#### REQUIRED WORK
Beneath this task is a listing. State how many of its lines include the string "React", giving nothing but the number.

#### GIVEN MATERIAL
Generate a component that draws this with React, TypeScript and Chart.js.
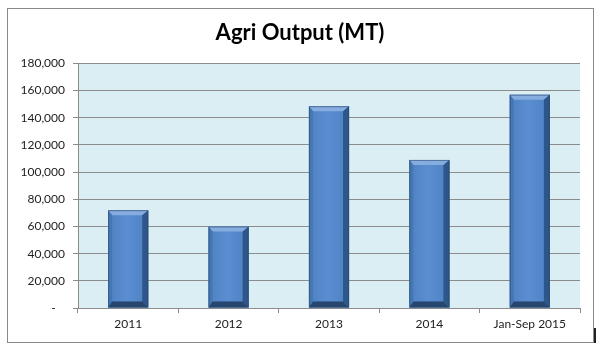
import React, { useEffect, useRef } from 'react';
import { Chart, registerables } from 'chart.js';

Chart.register(...registerables);

const categories = ['2011', '2012', '2013', '2014', 'Jan-Sep 2015'];
const outputMT = [72000, 60000, 148500, 109000, 157000];
const yMin = 0;
const yMax = 180000;
const yStep = 20000;
const titleText = 'Agri Output (MT)';

const FONT = 'Lato, "Open Sans", sans-serif';

const plotBgPlugin = {
  id: 'plotBg',
  beforeDraw(chart: any) {
    const { ctx, chartArea } = chart;
    if (!chartArea) return;
    ctx.save();
    ctx.fillStyle = '#DAEEF3';
    ctx.fillRect(chartArea.left, chartArea.top, chartArea.right - chartArea.left, chartArea.bottom - chartArea.top);
    ctx.restore();
  },
};

function poly(ctx: CanvasRenderingContext2D, pts: number[][], color: string) {
  ctx.beginPath();
  ctx.moveTo(pts[0][0], pts[0][1]);
  for (let i = 1; i < pts.length; i++) ctx.lineTo(pts[i][0], pts[i][1]);
  ctx.closePath();
  ctx.fillStyle = color;
  ctx.fill();
}

const bevelPlugin = {
  id: 'bevel',
  afterDatasetsDraw(chart: any) {
    const ctx: CanvasRenderingContext2D = chart.ctx;
    const meta = chart.getDatasetMeta(0);
    ctx.save();
    meta.data.forEach((el: any) => {
      const { x, y, base, width } = el.getProps(['x', 'y', 'base', 'width'], true);
      const L = x - width / 2;
      const R = x + width / 2;
      const T = Math.min(y, base);
      const B = Math.max(y, base);
      const bt = 5, bl = 4, br = 6, bb = 6;
      const g = ctx.createLinearGradient(L + bl, 0, R - br, 0);
      g.addColorStop(0, '#5284C4');
      g.addColorStop(0.5, '#5A8ED2');
      g.addColorStop(1, '#5084C6');
      ctx.fillStyle = g;
      ctx.fillRect(L + bl, T + bt, R - L - bl - br, B - T - bt - bb);
      poly(ctx, [[L, T], [R, T], [R - br, T + bt], [L + bl, T + bt]], '#86ADE0');
      poly(ctx, [[L, T], [L + bl, T + bt], [L + bl, B - bb], [L, B]], '#4677B5');
      poly(ctx, [[R, T], [R, B], [R - br, B - bb], [R - br, T + bt]], '#2D5689');
      poly(ctx, [[L, B], [L + bl, B - bb], [R - br, B - bb], [R, B]], '#264670');
      ctx.strokeStyle = 'rgba(40,70,110,0.6)';
      ctx.lineWidth = 1;
      ctx.strokeRect(L + 0.5, T + 0.5, R - L - 1, B - T - 1);
    });
    ctx.restore();
  },
};

export default function App() {
  const ref = useRef<HTMLCanvasElement | null>(null);

  useEffect(() => {
    if (!ref.current) return;
    const chart = new Chart(ref.current, {
      type: 'bar',
      data: {
        labels: categories,
        datasets: [
          {
            label: 'Agri Output (MT)',
            data: outputMT,
            backgroundColor: '#4F81BD',
            borderWidth: 0,
            barPercentage: 0.4,
            categoryPercentage: 1,
          },
        ],
      },
      options: {
        responsive: false,
        animation: false,
        layout: { padding: { left: 20, right: 26, top: 0, bottom: 0 } },
        plugins: {
          legend: { display: false },
          tooltip: { enabled: false },
          title: {
            display: true,
            text: titleText,
            color: '#000',
            font: { family: FONT, size: 22, weight: 'bold' },
            padding: { top: 20, bottom: 17 },
          },
        },
        scales: {
          x: {
            grid: {
              display: true,
              drawOnChartArea: false,
              drawTicks: true,
              tickLength: 5,
              color: '#8c8c8c',
              offset: true,
            },
            border: { display: true, color: '#8c8c8c' },
            ticks: {
              color: '#222',
              font: { family: FONT, size: 12 },
              padding: 4,
              maxRotation: 0,
              autoSkip: false,
            },
            afterFit(scale: any) {
              scale.height = 47;
            },
          },
          y: {
            min: yMin,
            max: yMax,
            grid: {
              color: '#8c8c8c',
              tickLength: 5,
            },
            border: { display: true, color: '#8c8c8c' },
            ticks: {
              stepSize: yStep,
              color: '#222',
              font: { family: FONT, size: 12 },
              padding: 8,
              callback: (v: any) => (Number(v) === 0 ? '-   ' : Number(v).toLocaleString('en-US')),
            },
            afterFit(scale: any) {
              scale.width = 58;
            },
          },
        },
      },
      plugins: [plotBgPlugin, bevelPlugin],
    });
    return () => chart.destroy();
  }, []);

  return (
    <div style={{ position: 'fixed', left: 0, top: 0, width: 606, height: 355, background: '#fff' }}>
      <div
        style={{
          position: 'absolute',
          left: 7,
          top: 8,
          width: 587,
          height: 335,
          border: '1px solid #8a8a8a',
          boxSizing: 'border-box',
        }}
      />
      <div style={{ position: 'absolute', left: 594, top: 328, width: 2, height: 15, background: '#222' }} />
      <canvas ref={ref} width={606} height={355} style={{ position: 'absolute', left: 0, top: 0 }} />
    </div>
  );
}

#### EXPECTED OUTPUT
2